There are times in the life of a business when the founder, owner or executive team might consider creating or updating their Mission Statement. But what’s it all about? And how do you create one?
What is a Mission Statement?
There are 436,000,000,000 results in Google for “definition of mission statement” however this one from Wikipedia is helpful:
It’s about direction and action
A Mission Statement is a statement of intent of what the organisation will do. It is action oriented. It is not a Vision Statement, as Vision Statements are more focused on strategic positioning and an emotional depiction of where the organisation will be at some time in the future.
The problems with Mission Statements
The development of a Mission Statement is a creative process, however some of the common problems with Mission Statements is that their creators get carried away with lofty ideas and fancy wording that makes the statement hard to understand, too fluffy to be practical, or too unrealistic (based on wishful thinking). In fact, it’s been estimated that only about 10% of Mission Statements say something meaningful.
Because Mission Statements are about the actions that will be taken it’s important to make sure your Mission Statement is specific enough to be understood by your team (and other stakeholders) so they can easily see how their activities contribute to the bigger goals of the organisation.
Things to avoid when creating your Mission Statement
- Being verbose (using too many words)
- Using buzz words or ambiguous or vague words that are open to interpretation
- Including examples to demonstrate a point
- Not considering your company values
- Trying to appeal to everyone
- Not getting broad input and feedback
Why do you need a Mission Statement?
Well, in reality you can probably get by without having a Mission Statement. Many companies exist without one. But it’s like other aspects of running a successful business, it may not be compulsory but having one will make life easier, as well as making your company far more focused.

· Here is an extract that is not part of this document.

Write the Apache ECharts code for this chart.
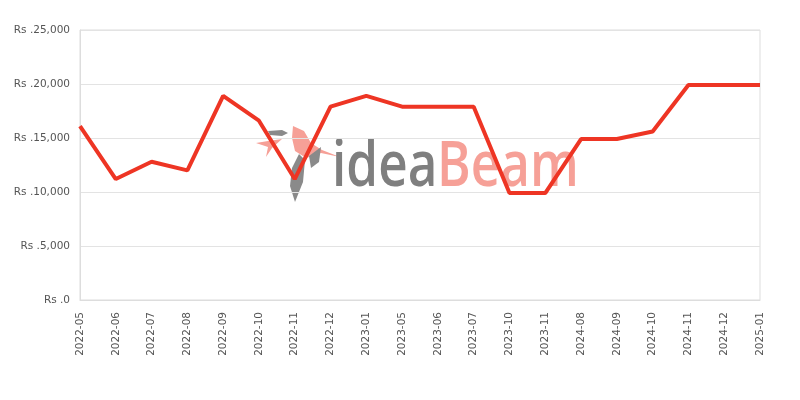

The benefits of a properly constructed and meaningful Mission Statement include:
- Providing a purpose for why your team needs to do what they do
- Enabling stakeholders to understand why choices are being made
- Creating guidelines for many management decisions
- Helping with the development of operational plans (who will do what, when and why)
- Ensuring everyone on your team knows where they are headed as a team/organisation
How to create an effective Mission Statement
When thinking about creating a Mission Statement it’s useful to break down the Mission Statement into a few different components, which are combined to create the final statement. This way you can devote your efforts to answering specific questions rather than wasting time contemplating potential future options, making assumptions, or trying to guesstimate what others think should be included.
Simple and practical
To keep things as simple as possible, and also be very practical, we suggest you focus your attention on answering three questions to create the foundation for your Mission Statement. Those three questions are:
- What do we want to be, or to be known for?
- Who do we want to do that for?
- How will we do it?
Whilst these questions seem quite simple and direct, it’s often the case that deciding on the answers can be confusing. These questions can stimulate deeper thought about what’s really important and you might need more detailed discussions to evaluate options that arise.
It certainly helps to have spent some time considering the Vision for the organisation, as well as defining core values, as these help create the ‘flavour’ of what the organisation will be doing and will influence the answers to some degree.
Get the free Mission Statement worksheet
Download a free copy of this worksheet to capture your answers to the Mission Statement planning questions. It’s ideal to share with your team.
Developing a Mission Statement can be a tricky project to undertake. It may be difficult for founders or business owners who are so close to the organisation that they have an embedded emotional connection, existing cognitive biases, and who maybe “can’t see the forest for the trees”. That’s why having an external facilitator to assist you through this process can be extremely beneficial.
Importantly, once you have the Mission Statement ready for public viewing be sure to educate your whole team on what it means and ensure it is visible within the workplace so it can be readily used as the guiding framework it was created to be.